Another entry in the ever-expanding literature of complaint.
This critique of contemporary poetry is another installment in a growing subgenre of Canadian publishing: the literature of complaint. Other books in this realm have come recently from John Metcalf and others. The persistent theme, voiced again here, is that Canadian writing (poetry, in this instance) is not what it could be (when was it ever?) and the wrong people are getting all the recognition. Solway’s screed is delivered in a state of high dudgeon – complete with the overuse of italics for emphasis. Solway, a Montreal poet, obviously has a tremendous background in classical literature, reads voraciously and displays a superabundant vocabulary. The energy of his persistent choler can actually be engaging, at times, in the ‘highway accident’ sense of wanting to see who will be run over next. His clarion call for a return to technical form in poetry (rhyme and meter, essentially) means a host of poets (and novelists) belong on the dung heap: Al Purdy, John Ashbery, Anne Michaels, Lorna Crozier, Don McKay, Yann Martel, George Elliott Clarke, etc. Atwood, Ondaatje and Anne Carson are “a drone, an entrepeneur and a cipher respectively.”

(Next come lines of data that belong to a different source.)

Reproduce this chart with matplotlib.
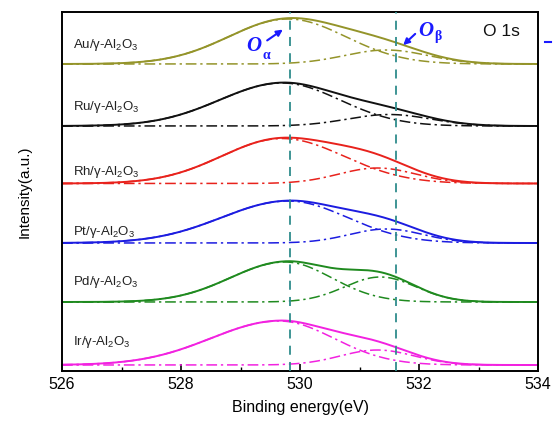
import numpy as np
import matplotlib
matplotlib.use("Agg")
import matplotlib.pyplot as plt
from matplotlib.lines import Line2D

plt.rcParams['font.family'] = ['Liberation Sans', 'DejaVu Sans']
plt.rcParams['mathtext.fontset'] = 'custom'
plt.rcParams['mathtext.rm'] = 'Liberation Sans'
plt.rcParams['mathtext.default'] = 'regular'

# ---- data ----
samples = ['Au', 'Ru', 'Rh', 'Pt', 'Pd', 'Ir']
colors = ['#94942a', '#111111', '#e8221c', '#1c1ce0', '#1f8a1f', '#f222e0']
offsets = [307, 245, 187.5, 128, 69, 6]          # vertical offset of each spectrum (a.u.)
label_y = [326, 264, 199, 139, 89, 29]            # label heights (a.u.)

alpha_center = [529.8, 529.7, 529.7, 529.8, 529.75, 529.65]
alpha_height = [45, 43, 45, 42, 40, 44]
alpha_sigma_left = [1.0, 1.05, 1.02, 1.12, 0.92, 1.15]
alpha_sigma_right = [0.97, 0.97, 1.04, 1.0, 0.78, 0.92]

beta_center = [531.45, 531.5, 531.3, 531.45, 531.35, 531.3]
beta_height = [14, 11.5, 15.5, 14, 25, 15]
beta_sigma = [0.7, 0.7, 0.65, 0.62, 0.6, 0.62]

ref_lines = [529.83, 531.62]
xticks = [526, 528, 530, 532, 534]


def peak(x, c, h, sl, sr):
    s = np.where(x < c, sl, sr)
    return h * np.exp(-(x - c) ** 2 / (2 * s ** 2))


fig = plt.figure(figsize=(5.55, 4.21), dpi=100)
ax = fig.add_axes([62 / 555, (421 - 371) / 421, (538 - 62) / 555, (371 - 12) / 421])

x = np.linspace(526, 534, 801)
dashdot = (0, (7, 2.5, 1.5, 2.5))
for i, s in enumerate(samples):
    c = colors[i]
    off = offsets[i]
    pa = peak(x, alpha_center[i], alpha_height[i], alpha_sigma_left[i], alpha_sigma_right[i])
    pb = peak(x, beta_center[i], beta_height[i], beta_sigma[i], beta_sigma[i])
    ax.plot(x, off + pa, color=c, lw=1.1, ls=dashdot)
    ax.plot(x, off + pb, color=c, lw=1.1, ls=dashdot)
    ax.plot(x, off + pa + pb, color=c, lw=1.4)
    ax.text(526.18, label_y[i], s + r'/γ-Al$_2$O$_3$', fontsize=9.5,
            ha='left', va='center', color='#222222')

for v in ref_lines:
    ax.axvline(v, color='#2f8c8c', lw=1.3, ls=(0, (5, 4)), zorder=5)

# annotations
blue = '#1a1aff'
ax.annotate('', xy=(529.75, 343), xytext=(529.41, 329),
            arrowprops=dict(arrowstyle='-|>', color=blue, lw=1.5, mutation_scale=9))
ax.text(529.23, 325, 'O', fontsize=15, fontweight='bold', fontstyle='italic',
        family='Liberation Serif', color=blue, ha='center', va='center')
ax.text(529.43, 316, 'α', fontsize=10, fontweight='bold',
        family='Liberation Serif', color=blue, ha='center', va='center')

ax.annotate('', xy=(531.70, 324), xytext=(531.97, 339),
            arrowprops=dict(arrowstyle='-|>', color=blue, lw=1.5, mutation_scale=9))
ax.text(532.12, 340, 'O', fontsize=15, fontweight='bold', fontstyle='italic',
        family='Liberation Serif', color=blue, ha='center', va='center')
ax.text(532.31, 335, 'β', fontsize=10, fontweight='bold',
        family='Liberation Serif', color=blue, ha='center', va='center')

ax.text(533.39, 340, 'O 1s', fontsize=12.5, ha='center', va='center', color='#111111')

ax.set_xlim(526, 534)
ax.set_ylim(0, 359)
ax.set_xticks(xticks)
ax.set_xticks(np.arange(527, 534, 2), minor=True)
ax.set_yticks([])
ax.tick_params(axis='x', which='major', direction='in', length=5, width=1.2,
               labelsize=11.5, pad=4, top=False)
ax.tick_params(axis='x', which='minor', direction='in', length=3, width=1.0, top=False)
for sp in ax.spines.values():
    sp.set_linewidth(1.4)

ax.set_xlabel('Binding energy(eV)', fontsize=11.5, labelpad=6)
ax.set_ylabel('Intensity(a.u.)', fontsize=11, labelpad=22)

fig.add_artist(Line2D([545 / 555, 551 / 555], [0.900, 0.900], color=blue, lw=1.5))

fig.savefig('out.png', dpi=100)
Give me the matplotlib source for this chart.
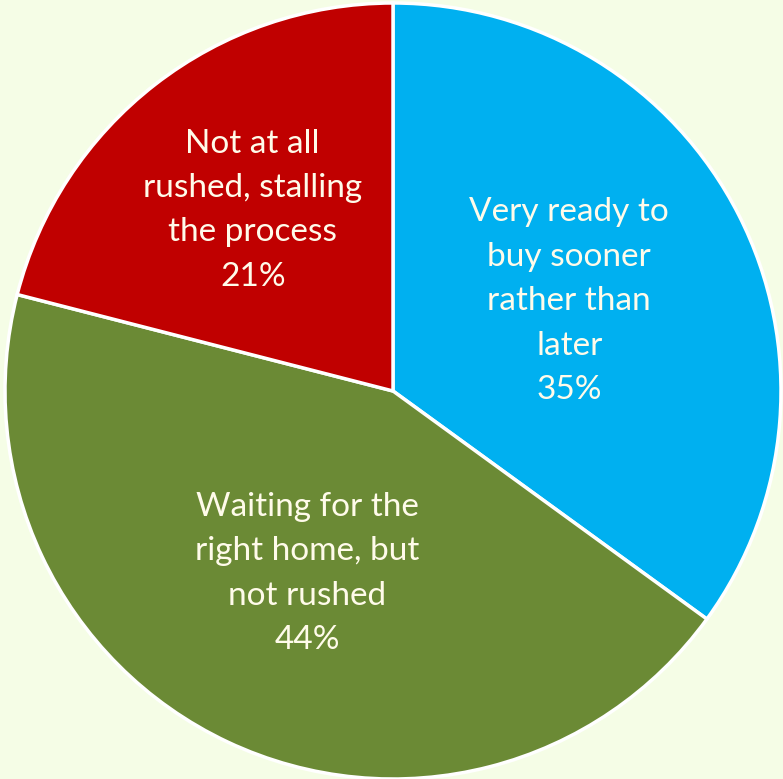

He reserves his highest praise for a small number of past and present poets, almost all from Montreal: Louis Dudek, Milton Acorn, Irving Layton, Peter Van Toorn, Eric Ormsby, etc. Typical of any harangue, Solway mistakes his mere opinions for truths. While he has a few interesting points to discuss, the book is more diatribe than dialogue. In the end, this special plea for more recognition for the poets of Solway’s coterie is an instance of the squeaky wheel just wanting to get greased.